DeGraba, P., & O’Hara, M. (1992).は、大口の需要者(部品購入者)ほど支払意思額が高いため、値段の高いフォワード市場で購入するよう促し、支払意思額の低い小口の需要者には、価格の低いスポット市場で購入するよう促すことで、利益を大きくできると主張しています。
戦略のポイント
供給制限を実際に起こす必要はありません。重要なのは、それが顧客に信じられることであり、それによって、支払意思額の高い顧客は「確実に手に入る」フォワード契約を選ぶのです。供給制限というリスクの存在により、フォワード市場での販売で「確実性」という価値を上乗することができ、高い価格で売れるようになります。つまり、供給不足を本当には起こさなくても、事前に「供給制限があるかもしれない」と思わせるだけで、戦略的に有効になるということです。数量制限を顧客に信頼を持って信じさせる口実としては、需要の不確実性や供給能力の上限がある、などがあるでしょう。
いずれにせよ、スポット市場における数量制限の可能性を顧客に信じさせるのが重要です。
これにより、フォワード市場において支払意思額の高い顧客から高い代金を得つつ、スポット市場での価格を引き下げることで顧客を広く獲得する、という価格差別が達成できます。

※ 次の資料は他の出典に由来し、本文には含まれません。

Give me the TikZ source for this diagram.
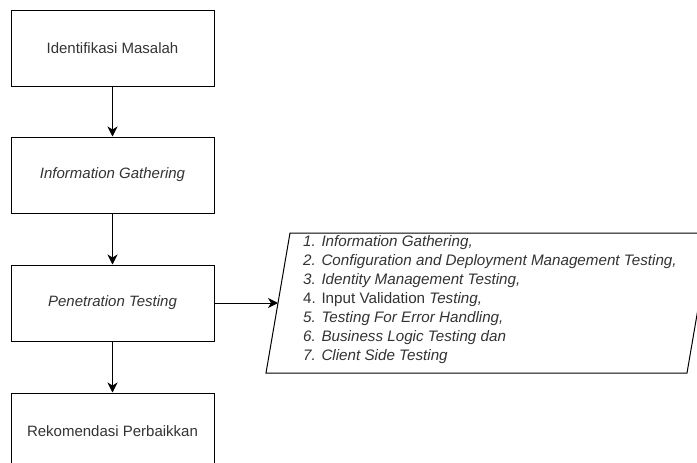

戦略の限界点:もし、柔軟に追加生産をすることができると顧客に思われてしまったら、供給制限は起きないだろうと思われてしまい、この戦略は無効になってしまいます。例えば、供給を事実上追加コスト0で柔軟に無限に行える、ストリーミングサービス等ではこの戦略は機能しないでしょう。
応用事例
フォワード契約という名称ではないものの、コンサートチケットなどにおける先行販売も、同じようなメカニズムを持っています。先行販売の後の一般販売では、需要が殺到し抽選販売になるかもしれないと事前に購入者にほのめかすことで、コンサートに大金を払っても良いと考える顧客を高額の先行販売へと導くことができます。同時に、支払意思額の低い顧客については、一般販売価格を相対的に低く設定することで、多く取り込みます。このようにして、チケットを一律価格で販売するよりも、消費者の余剰を取り込み利益を大きくすることができるのです。
まとめ
この論文が示す最も重要なポイントは、「フォワード契約は単なる顧客に対するリスクヘッジ手段ではなく、価格差別を実現する戦略的ツールである」という視点です。
供給者側から見れば、全ての顧客の情報を把握することは困難です。しかし、「数量制限の可能性」とフォワード契約の組み合わせにより、顧客自らがどれだけ払ってもよいかを自己選択してくれる価格メカニズムを設計できます。
フォワード契約をどのように位置づけるかによって、企業の収益モデルは大きく変わります。単なる安定供給の手段と見るのか、それとも顧客の不確実性回避傾向を利用して戦略的に消費者余剰を抽出する仕組みと見るのか。後者の視点を持つことで、自己選択メカニズムによる価格差別を実現できるのです。